I ordered a dial indicator (the digital one, that was talked about in February). Now I find myself thinking this was a quick shot because I really don’t know what’s next.
BTW: @tone. Could you provide the link to the holder for the digital dial indicator you spoke about on April, 5th?
What is described as bed leveling in machining is actually called tramming. It’s the process of making the machine “trammed”, “trammed-in” or “in-tram”, depending on who’s describing this.
In an ideal world every axis is square to every other axis, but in reality it’s not. If for example your x-axis has a lean in it the aim is to make the work surface parallel to that.
So when you’re levelling the bed, you’re affecting the work table, but that’s only part of the process.
In addition to this you can have bumps in the system. An axis, or the bed or both might not be perfectly straight.

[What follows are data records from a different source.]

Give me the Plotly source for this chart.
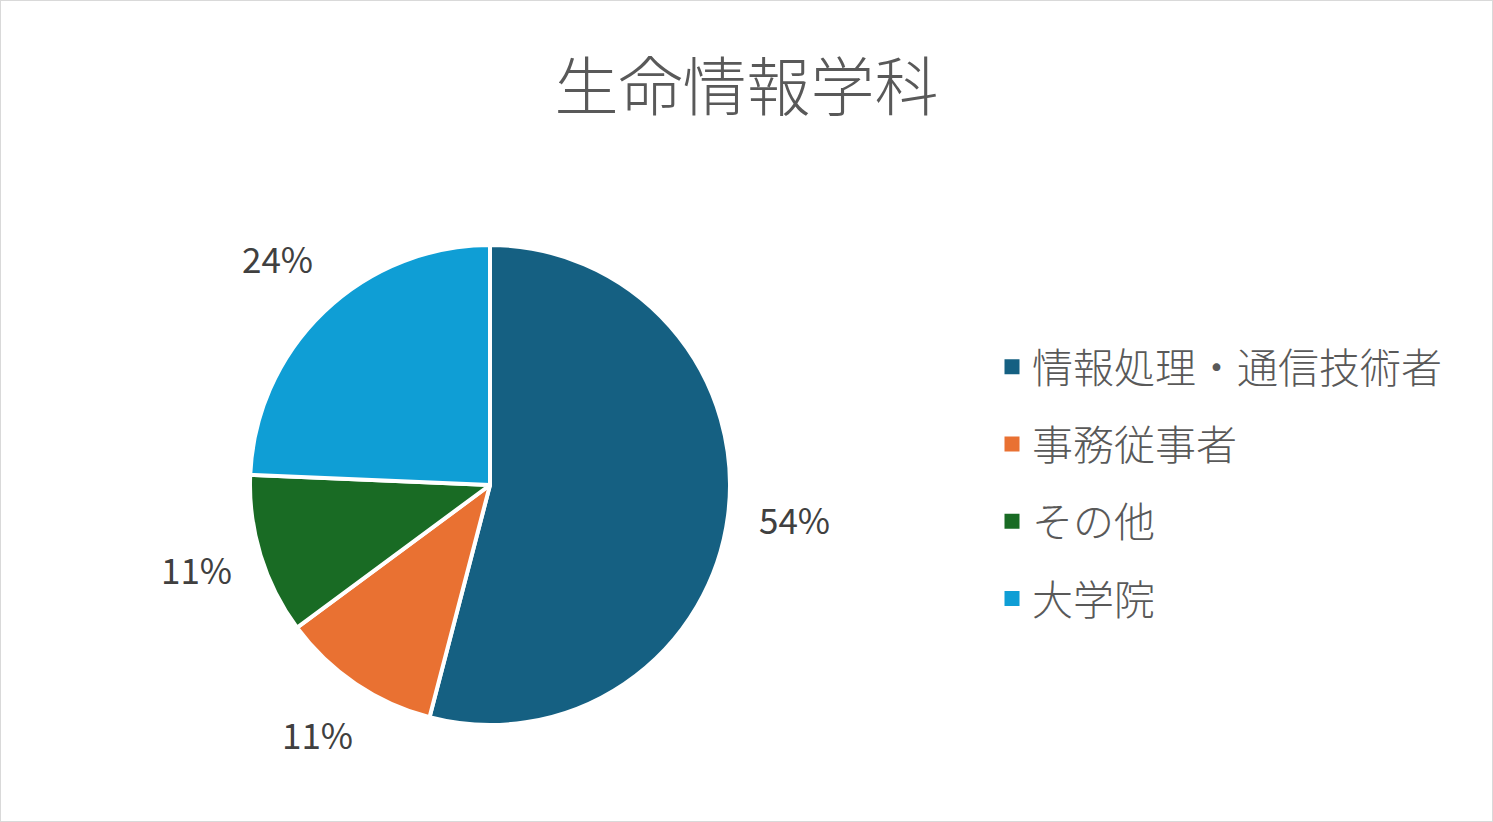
import math
import plotly.graph_objects as go

# 生命情報学科 の進路内訳
categories = ["情報処理・通信技術者", "事務従事者", "その他", "大学院"]
counts = [20, 4, 4, 9]
colors = ["#156082", "#E97132", "#196B24", "#0F9ED5"]

W, H = 1493, 822
font_family = "Noto Sans CJK JP, Noto Sans, sans-serif"

# pie placement (pixels)
cx, cy, R = 490, 485, 240
label_r = 1.28 * R

fig = go.Figure()
fig.add_trace(
    go.Pie(
        labels=categories,
        values=counts,
        marker=dict(colors=colors, line=dict(color="white", width=4)),
        sort=False,
        direction="clockwise",
        rotation=0,
        textinfo="none",
        showlegend=False,
        domain=dict(x=[(cx - R) / W, (cx + R) / W], y=[1 - (cy + R) / H, 1 - (cy - R) / H]),
        hoverinfo="label+percent",
    )
)

# percent labels placed outside each slice, like the Excel chart
total = sum(counts)
start = 0
annotations = []
for c in counts:
    mid = (start + c / 2) / total * 2 * math.pi
    start += c
    annotations.append(
        dict(
            x=(cx + label_r * math.sin(mid)) / W,
            y=1 - (cy - 6 - label_r * math.cos(mid)) / H,
            xref="paper", yref="paper",
            text=f"{round(100 * c / total)}%",
            showarrow=False,
            xanchor="center", yanchor="middle",
            font=dict(size=35, color="#404040", family=font_family),
        )
    )

# legend entries as separate traces so the row gap can be set
for name, col in zip(categories, colors):
    fig.add_trace(
        go.Scatter(
            x=[None], y=[None], mode="markers", name=name,
            legendgroup=name,
            marker=dict(symbol="square", size=15, color=col),
        )
    )

fig.update_layout(
    width=W,
    height=H,
    margin=dict(l=0, r=0, t=0, b=0),
    paper_bgcolor="white",
    plot_bgcolor="white",
    title=dict(
        text="生命情報学科",
        x=0.5, xanchor="center",
        y=1 - 88 / H, yanchor="middle",
        font=dict(size=64, color="#595959", family=font_family, weight=300),
    ),
    legend=dict(
        x=992 / W, xanchor="left",
        y=1 - 483 / H, yanchor="middle",
        font=dict(size=41, color="#595959", family=font_family, weight=300),
        tracegroupgap=21,
        bgcolor="rgba(0,0,0,0)",
    ),
    annotations=annotations,
    xaxis=dict(visible=False),
    yaxis=dict(visible=False),
    shapes=[
        dict(type="rect", xref="paper", yref="paper", x0=0, y0=0, x1=1, y1=1,
             line=dict(color="#D9D9D9", width=2))
    ],
)

fig.write_html(
    "out.html",
    config={"displayModeBar": False},
    post_script="document.body.style.margin='0';",
)
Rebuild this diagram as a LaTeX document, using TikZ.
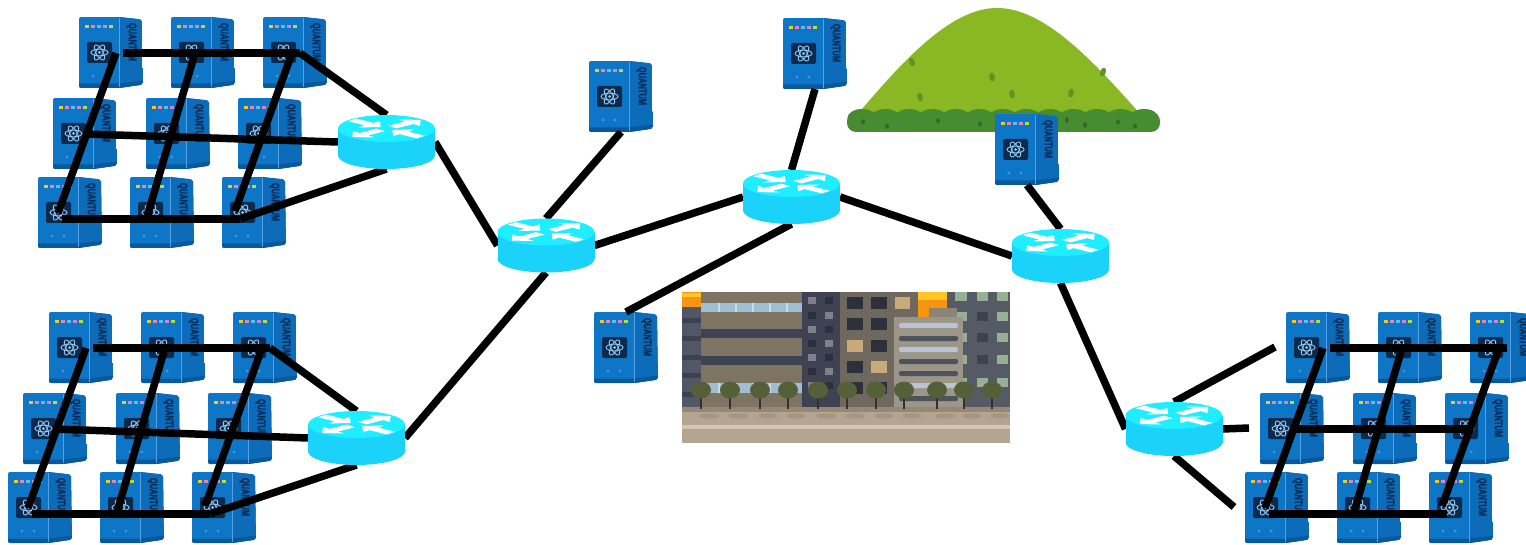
\documentclass[tikz,border=0pt]{standalone}
\usepackage{graphicx}
\usepackage{fontspec}
\newfontfamily\qfont{Liberation Sans Bold}[FakeBold=1.6]
\usetikzlibrary{calc}

% computer colours
\definecolor{qfront}{RGB}{14,118,198}
\definecolor{qside}{RGB}{12,108,186}
\definecolor{qbase}{RGB}{8,88,158}
\definecolor{qedge}{RGB}{88,160,226}
\definecolor{qpanel}{RGB}{12,42,78}
\definecolor{qorbit}{RGB}{150,196,236}
\definecolor{qtext}{RGB}{8,44,88}
\definecolor{qled}{RGB}{70,145,215}
\definecolor{dotA}{RGB}{250,200,20}
\definecolor{dotB}{RGB}{240,130,170}
\definecolor{dotC}{RGB}{90,190,240}
\definecolor{dotD}{RGB}{220,130,190}
\definecolor{dotE}{RGB}{190,220,40}
% router colours
\definecolor{rtop}{RGB}{30,238,255}
\definecolor{rside}{RGB}{26,210,250}
% hill colours
\definecolor{mtn}{RGB}{138,184,36}
\definecolor{mtnspot}{RGB}{96,146,40}
\definecolor{bush}{RGB}{72,140,50}
\definecolor{bushspot}{RGB}{52,108,36}
% town colours
\definecolor{orangeA}{RGB}{246,150,16}
\definecolor{yellowA}{RGB}{255,198,36}
\definecolor{bldSlate}{RGB}{82,87,102}
\definecolor{bldSlateD}{RGB}{62,66,80}
\definecolor{bldBrown}{RGB}{125,116,100}
\definecolor{winBlue}{RGB}{160,190,210}
\definecolor{winLight}{RGB}{200,220,232}
\definecolor{bandDark}{RGB}{62,67,82}
\definecolor{towerDark}{RGB}{62,66,82}
\definecolor{winGrey}{RGB}{128,128,140}
\definecolor{winDark}{RGB}{44,47,60}
\definecolor{bldMid}{RGB}{110,104,95}
\definecolor{winBeige}{RGB}{200,170,122}
\definecolor{bldRight}{RGB}{85,90,100}
\definecolor{winGreen}{RGB}{150,176,150}
\definecolor{bldLight}{RGB}{155,150,135}
\definecolor{bldLight2}{RGB}{138,132,118}
\definecolor{stripeL}{RGB}{186,196,210}
\definecolor{stripeD}{RGB}{78,82,92}
\definecolor{ground}{RGB}{180,165,145}
\definecolor{groundD}{RGB}{150,136,118}
\definecolor{groundL}{RGB}{212,198,182}
\definecolor{groundS}{RGB}{165,150,130}
\definecolor{leaf}{RGB}{86,96,56}
\definecolor{trunk}{RGB}{60,45,45}

\tikzset{
  qnode/.style={minimum width=64pt,minimum height=71pt,inner sep=0pt,outer sep=0pt,anchor=north west},
  rnode/.style={minimum width=97pt,minimum height=54pt,inner sep=0pt,outer sep=0pt},
  link/.style={line width=7.5pt,line cap=butt,black},
  % quantum computer cabinet, origin at its top left corner
  qpc/.pic={
    \begin{scope}
      \clip[rounded corners=2pt] (0,0) -- (40,0) -- (63,2.5) -- (64,67.5) -- (40,71) -- (0,71) -- cycle;
      \fill[qfront] (0,0) rectangle (64,71);
      \fill[qside] (40,0) rectangle (64,71);
      \fill[qbase] (0,66.5) -- (40,66.5) -- (64,63.5) -- (64,72) -- (0,72) -- cycle;
    \end{scope}
    \draw[qedge,line width=0.9pt] (40,1) -- (40,70);
    \foreach \c [count=\i] in {dotA,dotB,dotC,dotD,dotE}
      \fill[\c] ({6*\i},8) rectangle ++(3.6,3);
    \fill[qpanel,rounded corners=2pt] (8,25) rectangle (33,46);
    \begin{scope}[shift={(20.5,35.5)}]
      \foreach \a in {0,60,120}
        \draw[qorbit,line width=0.9pt,rotate=\a] (0,0) ellipse[x radius=8.5,y radius=3.4];
      \fill[qorbit] (0,0) circle[radius=1.5];
    \end{scope}
    \fill[qled] (14,59) circle[radius=1.6] (26,59) circle[radius=1.6];
    \node[qtext,rotate=-90,inner sep=0pt] at (52.5,25)
      {\qfont\fontsize{11}{11}\selectfont\scalebox{0.68}[1]{QUANTUM}};
  },
  % router cylinder, origin at the centre of its top face
  router/.pic={
    \fill[rside] (-48.5,0) rectangle (48.5,27);
    \fill[rside] (0,27) ellipse[x radius=48.5,y radius=13.5];
    \fill[rtop] (0,0) ellipse[x radius=48.5,y radius=13.5];
    \begin{scope}[xscale=48.5,yscale=13.5]
      \foreach \a/\t/\p in {42/0.16/0.95,222/0.16/0.95,318/-0.95/-0.16,138/-0.95/-0.16}
        \fill[white,rotate=\a] (\t,-0.13) -- ({\p-0.32},-0.13) -- ({\p-0.32},-0.33) -- (\p,0)
          -- ({\p-0.32},0.33) -- ({\p-0.32},0.13) -- (\t,0.13) -- cycle;
    \end{scope}
  },
}

% a 3x3 block of computers with its mesh of links
\newcommand\qcluster[3]{%
  \begin{scope}[shift={(#2,#3)}]
    \foreach \px/\py [count=\k] in {79/17,171/17,263/17,53/98,146/98,238/98,38/177,130/177,222/177}{
      \node[qnode] (#1q\k) at (\px,\py) {};
      \pic at (\px,\py) {qpc};
    }
    \coordinate (#1a1) at (116,53);
    \coordinate (#1a1h) at (123,53);
    \coordinate (#1a2) at (195,53);
    \coordinate (#1a3s) at (292,53);
    \coordinate (#1a3) at (300,53);
    \coordinate (#1b1) at (84,134);
    \coordinate (#1b3) at (261,134);
    \coordinate (#1c1) at (58,213);
    \coordinate (#1c1h) at (62,219);
    \coordinate (#1c2) at (147,217);
    \coordinate (#1c3) at (235,211);
    \coordinate (#1c3h) at (240,219);
    \draw[link] (#1a1h) -- (#1a3);
    \draw[link] (#1c1h) -- (#1c3h);
    \draw[link] (#1a1) -- (#1c1);
    \draw[link] (#1a2) -- (#1c2);
    \draw[link] (#1a3s) -- (#1c3);
  \end{scope}
}

\begin{document}
\begin{tikzpicture}[x=1pt,y=-1pt]
\useasboundingbox (0,0) rectangle (1526,545);

% hill
\fill[mtn] (856,116) .. controls (902,62) and (950,8) .. (997,8)
  .. controls (1045,8) and (1094,62) .. (1142,116) -- cycle;
\foreach \x/\y/\r in {912/62/20,992/77/10,920/97/15,1012/94/10,1071/93/-10,1103/72/-20}
  \fill[mtnspot,rotate around={\r:(\x,\y)}] (\x,\y) ellipse[x radius=2.8,y radius=4.5];
\fill[bush,rounded corners=9pt] (847,112) rectangle (1160,132);
\foreach \i in {0,...,12}
  \fill[bush] ({862+\i*23.5},118) ellipse[x radius=14.5,y radius=9];
\foreach \x/\y in {863/122,887/126,938/121,980/124,1015/120,1067/120,1085/125,1118/122,1135/126}
  \fill[bushspot] (\x,\y) ellipse[x radius=2,y radius=2.8];

% town block
\begin{scope}
  \clip (682,292) rectangle (1010,443);
  \fill[bldBrown] (682,292) rectangle (1010,443);
  % left slate strip
  \fill[bldSlate] (682,292) rectangle (701,407);
  \foreach \y in {318,336,355,373,392}
    \fill[bldSlateD] (682,\y) rectangle (701,{\y+5});
  \fill[orangeA] (682,292) rectangle (701,307);
  \fill[yellowA] (682,293) rectangle (701,297);
  % long low building
  \fill[bldBrown] (701,292) rectangle (802,407);
  \fill[winBlue] (701,303) rectangle (802,312);
  \fill[bandDark] (701,329) rectangle (802,338);
  \fill[bandDark] (701,356) rectangle (802,365);
  \fill[winBlue] (701,383) rectangle (802,393);
  \foreach \x in {718,735,752,769,786}{
    \fill[winLight] (\x,303) rectangle ({\x+1.5},312);
    \fill[winLight] (\x,383) rectangle ({\x+1.5},393);
  }
  % dark tower
  \fill[towerDark] (802,292) rectangle (840,407);
  \foreach \y [count=\j] in {297,312,326,340,354,368,382}{
    \pgfmathsetmacro\ca{mod(\j,2)==1 ? 1 : 0}
    \ifdim\ca pt>0pt
      \fill[winGrey] (808,\y) rectangle (816,{\y+7});
      \fill[winDark] (825,\y) rectangle (833,{\y+7});
    \else
      \fill[winDark] (808,\y) rectangle (816,{\y+7});
      \fill[winGrey] (825,\y) rectangle (833,{\y+7});
    \fi
  }
  % middle building
  \fill[bldMid] (840,292) rectangle (918,407);
  \foreach \y in {297,318,340,361,382}{
    \fill[winDark] (847,\y) rectangle (863,{\y+12});
    \fill[winDark] (871,\y) rectangle (887,{\y+12});
  }
  \fill[winBeige] (895,297) rectangle (910,309);
  \fill[winBeige] (847,340) rectangle (863,352);
  \fill[winBeige] (871,361) rectangle (887,373);
  % sky gap
  \fill[orangeA] (918,292) rectangle (947,317);
  \fill[yellowA] (918,292) rectangle (947,300);
  % right building
  \fill[bldRight] (947,292) rectangle (1010,407);
  \foreach \y in {292,312,333,355,378}{
    \fill[winGreen] (955,\y) rectangle (967,{\y+9});
    \fill[winGreen] (997,\y) rectangle (1008,{\y+9});
  }
  \foreach \y in {292,378}
    \fill[winGreen] (977,\y) rectangle (988,{\y+9});
  \foreach \y in {312,333,355}
    \fill[bldSlateD] (977,\y) rectangle (988,{\y+9});
  % pale building with strip windows
  \fill[bldLight2] (929,308) rectangle (957,318);
  \fill[bldLight] (894,317) rectangle (963,407);
  \foreach \y/\c in {323/stripeL,336/stripeD,347/stripeL,359/stripeD,371/stripeD,383/stripeL,396/stripeD}
    \fill[\c,rounded corners=2pt] (899,\y) rectangle (958,{\y+5});
  % pavement
  \fill[ground] (682,407) rectangle (1010,443);
  \fill[groundD] (682,407) rectangle (1010,412);
  \fill[groundL] (682,425) rectangle (1010,429);
  % street trees
  \foreach \x in {701,730,760,788,818,847,876,904,937,964,992}{
    \fill[groundS] ({\x+8},416) ellipse[x radius=10,y radius=2.5];
    \fill[trunk] ({\x-1.3},392) rectangle ({\x+1.3},409);
    \fill[leaf] (\x,390) ellipse[x radius=10,y radius=8.5];
  }
\end{scope}

% three computer blocks
\qcluster{tl}{0}{0}
\qcluster{bl}{-30}{295}
\qcluster{br}{1207}{295}
\draw[link] (brb1) -- (brb3);

% single computers
\node[qnode] (qa) at (589,61) {};   \pic at (589,61) {qpc};
\node[qnode] (qb) at (783,18) {};   \pic at (783,18) {qpc};
\node[qnode] (qc) at (995,114) {};  \pic at (995,114) {qpc};
\node[qnode] (qd) at (594,312) {};  \pic at (594,312) {qpc};

% routers
\node[rnode] (r1) at (386.5,142) {};
\node[rnode] (r2) at (356.5,438) {};
\node[rnode] (r3) at (546,245.5) {};
\node[rnode] (r4) at (791.5,197) {};
\node[rnode] (r5) at (1060.5,256) {};
\node[rnode] (r6) at (1174,429) {};
\coordinate (r6n) at (1275,347);
\coordinate (r6e) at (1249,428);
\coordinate (r6s) at (1234,507);

% links
\draw[link] (tla3) -- (r1.north);
\draw[link] (tlb1) -- (r1.west);
\draw[link] (tlc3h) -- (r1.south);
\draw[link] (bla3) -- (r2.north);
\draw[link] (blb1) -- (r2.west);
\draw[link] (blc3h) -- (r2.south);
\draw[link] (r1.east) -- (r3.west);
\draw[link] (r2.east) -- (r3.south);
\draw[link] (r3.north) -- (qa.south);
\draw[link] (r3.east) -- (r4.west);
\draw[link] (r4.north) -- (qb.south);
\draw[link] (r4.south) -- (qd.north);
\draw[link] (r4.east) -- (r5.west);
\draw[link] (r5.north) -- (qc.south);
\draw[link] (r5.south) -- (r6.west);
\draw[link] (r6.north) -- (r6n);
\draw[link] (r6.east) -- (r6e);
\draw[link] (r6.south) -- (r6s);

\foreach \r in {r1,r2,r3,r4,r5,r6}
  \pic at ($(\r.north)+(0,13.5)$) {router};
\end{tikzpicture}
\end{document}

Because we’re using a software driven machine, in addition to the physical aspect of the squareness and straightness of the machine you can do some cool tricks with keeping track of where things aren’t perfect using software.
What you’re describing as automatic leveling is just the software compensation aspect of this process.
This means that if you were to attempt to print a straight line on your software only compensated bed, which is just crudely tracking bumps and angles, you’d have a perfect print, but it wouldn’t actually be flat or straight in the real world.
What @tone has come up with is a method to bridge the gap between the two in order to achieve a better combined result.
By mounting a dial indicator to the head, you can check the relative errors between various axis and fix the squareness and straightness before you do the minor compensations in software.
Hope this helps.
Disclaimer,. I’m not a machinist, I’m still waiting for my SM2 to ship, I’ve been reading and watching YouTube machining channels for years.
Edit: Updated the other ways people describe a machine being “trammed”.
@FlyByWire, Have you read this thread?:
The introduction page on the google docs page has a step by step along with other pertinent links.
Check the: SnapLinks -- Wiki
I am in the midst of a new mount that will locate the indicator at the exact location of the nozzle.
That in combination with a new google docs sheet should allow me to do my own custom leveling routine that should be about as perfect as is possible with the SM2.
I have also acquired a Digital dial indicator that has a digital interface to read it with the computer.